[Source code of charts]
--------------------
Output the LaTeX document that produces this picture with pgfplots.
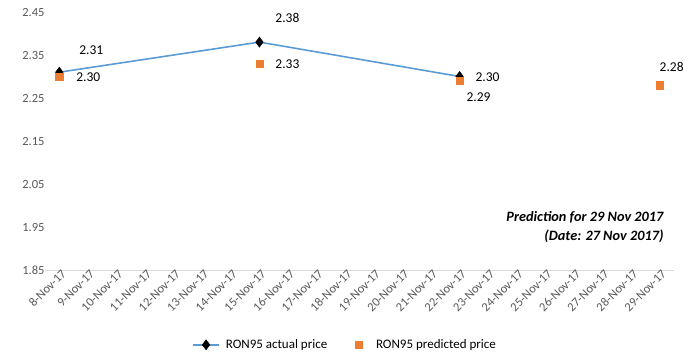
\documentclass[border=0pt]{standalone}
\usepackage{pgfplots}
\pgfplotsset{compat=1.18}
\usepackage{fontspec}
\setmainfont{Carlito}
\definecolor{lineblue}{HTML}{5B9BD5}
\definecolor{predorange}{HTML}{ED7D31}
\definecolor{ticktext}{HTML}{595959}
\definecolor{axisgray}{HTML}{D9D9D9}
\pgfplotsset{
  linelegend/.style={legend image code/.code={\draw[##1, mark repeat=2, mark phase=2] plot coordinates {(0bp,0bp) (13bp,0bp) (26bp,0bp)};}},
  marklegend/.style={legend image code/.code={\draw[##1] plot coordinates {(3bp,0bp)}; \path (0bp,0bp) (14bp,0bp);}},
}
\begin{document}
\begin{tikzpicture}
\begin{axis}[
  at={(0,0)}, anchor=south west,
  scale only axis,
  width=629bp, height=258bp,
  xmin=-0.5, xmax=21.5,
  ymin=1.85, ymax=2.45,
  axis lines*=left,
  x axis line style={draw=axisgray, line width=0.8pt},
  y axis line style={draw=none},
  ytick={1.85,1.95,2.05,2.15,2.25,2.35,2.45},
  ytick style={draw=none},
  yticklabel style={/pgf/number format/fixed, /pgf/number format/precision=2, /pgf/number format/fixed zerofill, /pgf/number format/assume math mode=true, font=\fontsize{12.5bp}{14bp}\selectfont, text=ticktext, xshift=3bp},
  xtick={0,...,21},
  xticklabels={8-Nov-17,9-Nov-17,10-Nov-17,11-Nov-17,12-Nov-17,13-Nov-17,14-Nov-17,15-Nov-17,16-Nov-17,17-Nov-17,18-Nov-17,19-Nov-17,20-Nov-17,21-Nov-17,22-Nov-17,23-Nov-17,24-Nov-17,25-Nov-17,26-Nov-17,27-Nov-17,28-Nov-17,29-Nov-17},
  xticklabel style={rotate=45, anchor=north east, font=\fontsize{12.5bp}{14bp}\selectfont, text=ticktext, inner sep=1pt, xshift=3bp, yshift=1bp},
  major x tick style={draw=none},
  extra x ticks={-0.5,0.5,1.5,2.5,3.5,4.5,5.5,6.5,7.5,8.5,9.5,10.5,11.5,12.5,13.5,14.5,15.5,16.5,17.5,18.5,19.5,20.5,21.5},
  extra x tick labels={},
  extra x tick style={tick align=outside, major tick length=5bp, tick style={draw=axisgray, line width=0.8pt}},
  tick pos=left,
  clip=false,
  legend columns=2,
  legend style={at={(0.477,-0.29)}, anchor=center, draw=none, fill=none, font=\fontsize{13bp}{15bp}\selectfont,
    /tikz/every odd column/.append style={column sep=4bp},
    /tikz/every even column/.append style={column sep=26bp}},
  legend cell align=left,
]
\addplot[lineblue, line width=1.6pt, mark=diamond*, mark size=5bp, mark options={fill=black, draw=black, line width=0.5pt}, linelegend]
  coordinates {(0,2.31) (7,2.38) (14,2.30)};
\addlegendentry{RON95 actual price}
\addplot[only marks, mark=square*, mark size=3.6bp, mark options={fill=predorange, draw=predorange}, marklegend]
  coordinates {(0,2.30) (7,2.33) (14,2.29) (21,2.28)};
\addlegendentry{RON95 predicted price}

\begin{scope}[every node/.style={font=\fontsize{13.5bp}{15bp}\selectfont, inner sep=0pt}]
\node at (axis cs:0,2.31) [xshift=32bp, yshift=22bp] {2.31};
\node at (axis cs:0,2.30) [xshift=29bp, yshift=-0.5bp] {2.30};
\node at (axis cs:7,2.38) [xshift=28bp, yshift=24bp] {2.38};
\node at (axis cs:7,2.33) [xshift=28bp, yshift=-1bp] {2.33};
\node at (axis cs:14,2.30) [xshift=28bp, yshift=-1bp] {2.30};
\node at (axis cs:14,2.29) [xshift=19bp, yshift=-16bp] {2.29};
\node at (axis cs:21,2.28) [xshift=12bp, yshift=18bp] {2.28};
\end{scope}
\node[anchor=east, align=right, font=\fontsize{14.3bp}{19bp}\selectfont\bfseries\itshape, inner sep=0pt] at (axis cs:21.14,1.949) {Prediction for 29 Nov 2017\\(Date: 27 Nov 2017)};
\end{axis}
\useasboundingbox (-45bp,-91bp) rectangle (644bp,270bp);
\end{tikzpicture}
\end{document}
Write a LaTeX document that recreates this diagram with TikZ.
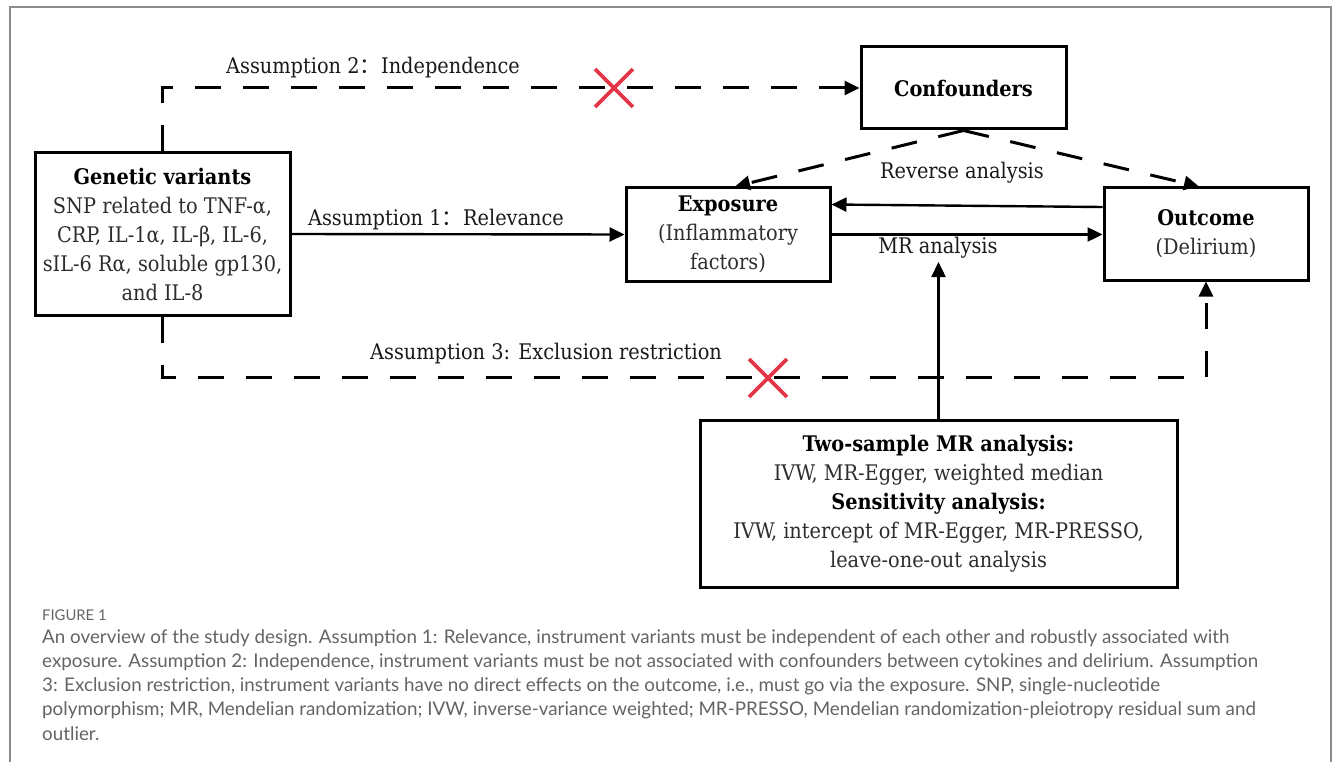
--------------------
> REQUIRED TASK
Reproduce the data word for word, excluding its pictures.

> SOLUTION TO THIS EXERCISE
Output the LaTeX document that produces this picture with pgfplots.
\documentclass[border=0pt]{standalone}
\usepackage{pgfplots}
\pgfplotsset{compat=1.18}
\usepackage{fontspec}
\setmainfont{Carlito}
\definecolor{lineblue}{HTML}{5B9BD5}
\definecolor{predorange}{HTML}{ED7D31}
\definecolor{ticktext}{HTML}{595959}
\definecolor{axisgray}{HTML}{D9D9D9}
\pgfplotsset{
  linelegend/.style={legend image code/.code={\draw[##1, mark repeat=2, mark phase=2] plot coordinates {(0bp,0bp) (13bp,0bp) (26bp,0bp)};}},
  marklegend/.style={legend image code/.code={\draw[##1] plot coordinates {(3bp,0bp)}; \path (0bp,0bp) (14bp,0bp);}},
}
\begin{document}
\begin{tikzpicture}
\begin{axis}[
  at={(0,0)}, anchor=south west,
  scale only axis,
  width=629bp, height=258bp,
  xmin=-0.5, xmax=21.5,
  ymin=1.85, ymax=2.45,
  axis lines*=left,
  x axis line style={draw=axisgray, line width=0.8pt},
  y axis line style={draw=none},
  ytick={1.85,1.95,2.05,2.15,2.25,2.35,2.45},
  ytick style={draw=none},
  yticklabel style={/pgf/number format/fixed, /pgf/number format/precision=2, /pgf/number format/fixed zerofill, /pgf/number format/assume math mode=true, font=\fontsize{12.5bp}{14bp}\selectfont, text=ticktext, xshift=3bp},
  xtick={0,...,21},
  xticklabels={8-Nov-17,9-Nov-17,10-Nov-17,11-Nov-17,12-Nov-17,13-Nov-17,14-Nov-17,15-Nov-17,16-Nov-17,17-Nov-17,18-Nov-17,19-Nov-17,20-Nov-17,21-Nov-17,22-Nov-17,23-Nov-17,24-Nov-17,25-Nov-17,26-Nov-17,27-Nov-17,28-Nov-17,29-Nov-17},
  xticklabel style={rotate=45, anchor=north east, font=\fontsize{12.5bp}{14bp}\selectfont, text=ticktext, inner sep=1pt, xshift=3bp, yshift=1bp},
  major x tick style={draw=none},
  extra x ticks={-0.5,0.5,1.5,2.5,3.5,4.5,5.5,6.5,7.5,8.5,9.5,10.5,11.5,12.5,13.5,14.5,15.5,16.5,17.5,18.5,19.5,20.5,21.5},
  extra x tick labels={},
  extra x tick style={tick align=outside, major tick length=5bp, tick style={draw=axisgray, line width=0.8pt}},
  tick pos=left,
  clip=false,
  legend columns=2,
  legend style={at={(0.477,-0.29)}, anchor=center, draw=none, fill=none, font=\fontsize{13bp}{15bp}\selectfont,
    /tikz/every odd column/.append style={column sep=4bp},
    /tikz/every even column/.append style={column sep=26bp}},
  legend cell align=left,
]
\addplot[lineblue, line width=1.6pt, mark=diamond*, mark size=5bp, mark options={fill=black, draw=black, line width=0.5pt}, linelegend]
  coordinates {(0,2.31) (7,2.38) (14,2.30)};
\addlegendentry{RON95 actual price}
\addplot[only marks, mark=square*, mark size=3.6bp, mark options={fill=predorange, draw=predorange}, marklegend]
  coordinates {(0,2.30) (7,2.33) (14,2.29) (21,2.28)};
\addlegendentry{RON95 predicted price}

\begin{scope}[every node/.style={font=\fontsize{13.5bp}{15bp}\selectfont, inner sep=0pt}]
\node at (axis cs:0,2.31) [xshift=32bp, yshift=22bp] {2.31};
\node at (axis cs:0,2.30) [xshift=29bp, yshift=-0.5bp] {2.30};
\node at (axis cs:7,2.38) [xshift=28bp, yshift=24bp] {2.38};
\node at (axis cs:7,2.33) [xshift=28bp, yshift=-1bp] {2.33};
\node at (axis cs:14,2.30) [xshift=28bp, yshift=-1bp] {2.30};
\node at (axis cs:14,2.29) [xshift=19bp, yshift=-16bp] {2.29};
\node at (axis cs:21,2.28) [xshift=12bp, yshift=18bp] {2.28};
\end{scope}
\node[anchor=east, align=right, font=\fontsize{14.3bp}{19bp}\selectfont\bfseries\itshape, inner sep=0pt] at (axis cs:21.14,1.949) {Prediction for 29 Nov 2017\\(Date: 27 Nov 2017)};
\end{axis}
\useasboundingbox (-45bp,-91bp) rectangle (644bp,270bp);
\end{tikzpicture}
\end{document}
Write a LaTeX document that recreates this diagram with TikZ.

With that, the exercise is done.